>> Start

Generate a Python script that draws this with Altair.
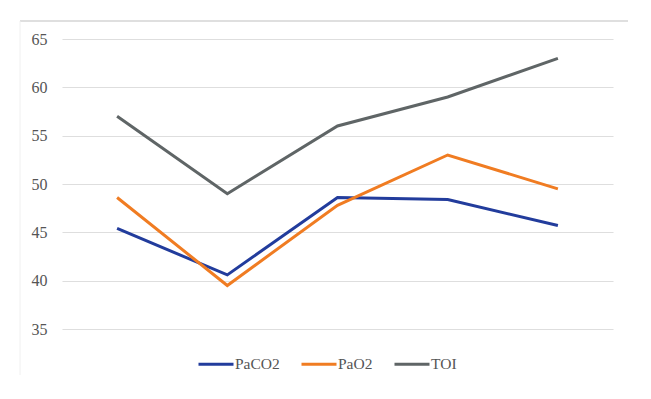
import altair as alt
import pandas as pd

categories = ["1", "2", "3", "4", "5"]
series_names = ["PaCO2", "PaO2", "TOI"]
paco2 = [45.4, 40.6, 48.6, 48.4, 45.7]
pao2 = [48.6, 39.5, 47.8, 53.0, 49.5]
toi = [57.0, 49.0, 56.0, 59.0, 63.0]
colors = ["#223c9c", "#f07c22", "#5f6566"]
y_ticks = [35, 40, 45, 50, 55, 60, 65]

rows = []
for name, vals in zip(series_names, [paco2, pao2, toi]):
    for c, v in zip(categories, vals):
        rows.append({"cat": c, "series": name, "value": v})
df = pd.DataFrame(rows)

FONT = "Liberation Serif"

lines = alt.Chart(df).mark_line(strokeWidth=3).encode(
    x=alt.X("cat:N", sort=categories, axis=None,
            scale=alt.Scale(paddingInner=0, paddingOuter=0.5)),
    y=alt.Y("value:Q",
            scale=alt.Scale(domain=[35, 65], nice=False, zero=False),
            axis=alt.Axis(values=y_ticks, title=None, domain=False, ticks=False,
                          labelPadding=15, labelFont=FONT, labelFontSize=16,
                          labelColor="#555555", gridColor="#dedede",
                          gridWidth=1.2)),
    color=alt.Color("series:N", sort=series_names,
                    scale=alt.Scale(domain=series_names, range=colors),
                    legend=alt.Legend(title=None, orient="none",
                                      direction="horizontal",
                                      legendX=135, legendY=306,
                                      symbolType="stroke", symbolStrokeWidth=3,
                                      symbolSize=1225, labelOffset=0,
                                      columnPadding=15,
                                      labelFont=FONT, labelFontSize=15.5,
                                      labelColor="#555555")),
)

frame_top = alt.Chart(pd.DataFrame({"k": [0]})).mark_rule(
    color="#d4d4d4", strokeWidth=1.5).encode(
    x=alt.value(-42), x2=alt.value(566), y=alt.value(-18))
frame_left = alt.Chart(pd.DataFrame({"k": [0]})).mark_rule(
    color="#f0f0f0", strokeWidth=1).encode(
    x=alt.value(-42), y=alt.value(-18), y2=alt.value(336))

chart = alt.layer(frame_top, frame_left, lines).properties(
    width=551, height=290,
    padding={"left": 54, "top": 31, "right": 30, "bottom": 62},
    autosize=alt.AutoSizeParams(type="none"),
    background="white",
).configure(font=FONT).configure_view(stroke=None)

chart.save("out.html", embed_options={"renderer": "svg", "actions": False})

>> End

■ Exercise aim:
Copy out all the data without changing anything, and drop the pictures.

■ Solution for this problem:
Generate a Python script that draws this with Altair.
import altair as alt
import pandas as pd

categories = ["1", "2", "3", "4", "5"]
series_names = ["PaCO2", "PaO2", "TOI"]
paco2 = [45.4, 40.6, 48.6, 48.4, 45.7]
pao2 = [48.6, 39.5, 47.8, 53.0, 49.5]
toi = [57.0, 49.0, 56.0, 59.0, 63.0]
colors = ["#223c9c", "#f07c22", "#5f6566"]
y_ticks = [35, 40, 45, 50, 55, 60, 65]

rows = []
for name, vals in zip(series_names, [paco2, pao2, toi]):
    for c, v in zip(categories, vals):
        rows.append({"cat": c, "series": name, "value": v})
df = pd.DataFrame(rows)

FONT = "Liberation Serif"

lines = alt.Chart(df).mark_line(strokeWidth=3).encode(
    x=alt.X("cat:N", sort=categories, axis=None,
            scale=alt.Scale(paddingInner=0, paddingOuter=0.5)),
    y=alt.Y("value:Q",
            scale=alt.Scale(domain=[35, 65], nice=False, zero=False),
            axis=alt.Axis(values=y_ticks, title=None, domain=False, ticks=False,
                          labelPadding=15, labelFont=FONT, labelFontSize=16,
                          labelColor="#555555", gridColor="#dedede",
                          gridWidth=1.2)),
    color=alt.Color("series:N", sort=series_names,
                    scale=alt.Scale(domain=series_names, range=colors),
                    legend=alt.Legend(title=None, orient="none",
                                      direction="horizontal",
                                      legendX=135, legendY=306,
                                      symbolType="stroke", symbolStrokeWidth=3,
                                      symbolSize=1225, labelOffset=0,
                                      columnPadding=15,
                                      labelFont=FONT, labelFontSize=15.5,
                                      labelColor="#555555")),
)

frame_top = alt.Chart(pd.DataFrame({"k": [0]})).mark_rule(
    color="#d4d4d4", strokeWidth=1.5).encode(
    x=alt.value(-42), x2=alt.value(566), y=alt.value(-18))
frame_left = alt.Chart(pd.DataFrame({"k": [0]})).mark_rule(
    color="#f0f0f0", strokeWidth=1).encode(
    x=alt.value(-42), y=alt.value(-18), y2=alt.value(336))

chart = alt.layer(frame_top, frame_left, lines).properties(
    width=551, height=290,
    padding={"left": 54, "top": 31, "right": 30, "bottom": 62},
    autosize=alt.AutoSizeParams(type="none"),
    background="white",
).configure(font=FONT).configure_view(stroke=None)

chart.save("out.html", embed_options={"renderer": "svg", "actions": False})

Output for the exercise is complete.